Kendati demikian, harga minyak mentah masih dihadapkan pada beberapa tantangan. Data ekonomi terbaru dari China, importir minyak terbesar dunia, menunjukkan perlambatan signifikan. Biro Statistik Nasional China melaporkan bahwa laba sektor industri di negara tersebut turun 4,3% secara tahunan pada bulan Juni, menyusul penurunan 9,1% pada bulan Mei. Secara keseluruhan, laba perusahaan industri China turun 1,8% pada paruh pertama tahun ini. Penurunan laba industri ini mengindikasikan pelemahan ekonomi yang dapat memengaruhi permintaan minyak global, menjadi katalis negatif yang perlu dicermati pasar.

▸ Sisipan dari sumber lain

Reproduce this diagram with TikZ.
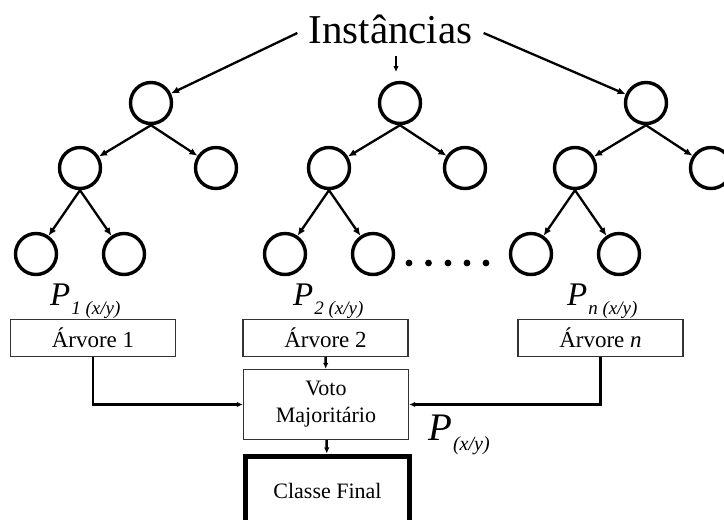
\documentclass[tikz,border=0pt]{standalone}
\usepackage{fontspec}
\setmainfont{Liberation Serif}
\usetikzlibrary{arrows.meta}
\begin{document}
\begin{tikzpicture}[x=1pt,y=-1pt,
  treenode/.style={circle, draw, line width=3.4pt, minimum size=41pt, inner sep=0pt},
  treearrow/.style={line width=2.3pt, -{Latex[length=8pt,width=7pt]}},
  flowarrow/.style={line width=2.5pt, -{Latex[length=6pt,width=5.5pt]}},
  treebox/.style={draw=black!80, line width=1.4pt, minimum width=165pt, minimum height=37pt,
    inner sep=0pt, font=\fontsize{23}{23}\selectfont},
  plabel/.style={anchor=base west, inner sep=0pt, font=\fontsize{33}{33}\selectfont\itshape}
]
\useasboundingbox (0,0) rectangle (724,520);
\clip (0,0) rectangle (724,520);

% title
\node[inner xsep=11pt, inner ysep=5pt, text height=34pt, text depth=8pt,
      font=\fontsize{41}{41}\selectfont] (inst) at (390.5,30) {Instâncias};

% three decision trees
\foreach \i/\x in {1/151, 2/400, 3/646} {
  \node[treenode] (r\i)  at (\x,103) {};
  \node[treenode] (l\i)  at (\x-71,168) {};
  \node[treenode] (rr\i) at (\x+65,168) {};
  \node[treenode] (ll\i) at (\x-115,254) {};
  \node[treenode] (lr\i) at (\x-27,254) {};
  \draw[treearrow] (r\i.south) -- (l\i);
  \draw[treearrow] (r\i.south) -- (rr\i);
  \draw[treearrow] (l\i.south) -- (ll\i);
  \draw[treearrow] (l\i.south) -- (lr\i);
}

% instances fed to the trees
\coordinate (t2in) at (396,72);
\draw[treearrow] ([yshift=-3pt]inst.west) -- (r1);
\draw[treearrow] ([yshift=-3pt]inst.east) -- (r3);
\draw[line width=2pt, -{Latex[length=6pt,width=5.5pt]}] ([xshift=5.5pt]inst.south) -- (t2in);

% ellipsis between trees
\foreach \k/\dx in {1/409, 2/428.5, 3/448, 4/467, 5/486}
  \fill (\dx,263) circle (3.4pt) coordinate (dot\k);

% per-tree predictions
\node[plabel] (p1) at (50,305) {P\raisebox{-9pt}{\fontsize{19}{19}\selectfont\kern1pt 1 (x/y)}};
\node[plabel] (p2) at (293,305) {P\raisebox{-9pt}{\fontsize{19}{19}\selectfont\kern1pt 2 (x/y)}};
\node[plabel] (pn) at (567,305) {P\raisebox{-9pt}{\fontsize{19}{19}\selectfont\kern1pt n (x/y)}};

% tree result boxes
\node[treebox] (a1) at (93,338) {Árvore 1};
\node[treebox] (a2) at (325.5,338) {Árvore 2};
\node[treebox] (an) at (600.5,338) {Árvore \textit{n}};

% majority vote
\node[draw=black!80, line width=1.4pt, minimum width=165pt, minimum height=70pt, inner sep=0pt,
      align=center, font=\fontsize{22}{27}\selectfont] (voto) at (326,404.5) {Voto\\Majoritário};

% final class
\node[draw, line width=5pt, minimum width=164pt, anchor=north, inner sep=0pt,
      text height=42.5pt, text depth=40pt, font=\fontsize{22}{22}\selectfont]
      (final) at (327.5,453.5) {Classe Final};

\draw[flowarrow] (a1.south) |- (voto.west);
\draw[flowarrow] (an.south) |- (voto.east);
\draw[flowarrow] (a2) -- (voto);
\draw[flowarrow] (voto) -- (final);

% combined prediction
\node[anchor=base west, inner sep=0pt, font=\fontsize{39}{39}\selectfont\itshape] (pf) at (428,440)
  {P\raisebox{-10pt}{\fontsize{20}{20}\selectfont\kern1pt (x/y)}};
\end{tikzpicture}
\end{document}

Dari sudut pandang teknis, Girta Putra Yoga menambahkan bahwa harga minyak berpotensi menguji posisi resistance terdekat di level US$ 68 per barel. Namun, jika pasar dihadapkan pada katalis negatif yang signifikan, harga minyak berpotensi terkoreksi turun menuju support terdekat di level US$ 63 per barel. Ini menunjukkan bahwa meskipun ada sentimen positif yang mendorong kenaikan, pasar tetap rentan terhadap pergeseran kondisi fundamental atau geopolitik yang tak terduga.

Ringkasan

Harga minyak mentah dunia menunjukkan potensi kenaikan signifikan, didorong oleh beragam sentimen pasar. Peringatan AS kepada Rusia mengenai konflik berpotensi memicu sanksi yang akan membatasi pasokan minyak global dari Rusia, di tengah permintaan tinggi dari Uni Eropa. Selain itu, meredanya ancaman perang dagang antara AS dan Uni Eropa, serta eskalasi ketegangan di Timur Tengah oleh kelompok Houthi, turut mendukung kenaikan harga.

Namun, pasar minyak menghadapi tantangan dari perlambatan ekonomi China, importir minyak terbesar dunia, yang ditunjukkan oleh penurunan laba sektor industrinya. Pelemahan ekonomi China ini dapat menekan permintaan minyak global. Secara teknis, harga minyak berpotensi menguji resistensi US$ 68 per barel, tetapi dapat terkoreksi ke US$ 63 per barel jika ada katalis negatif.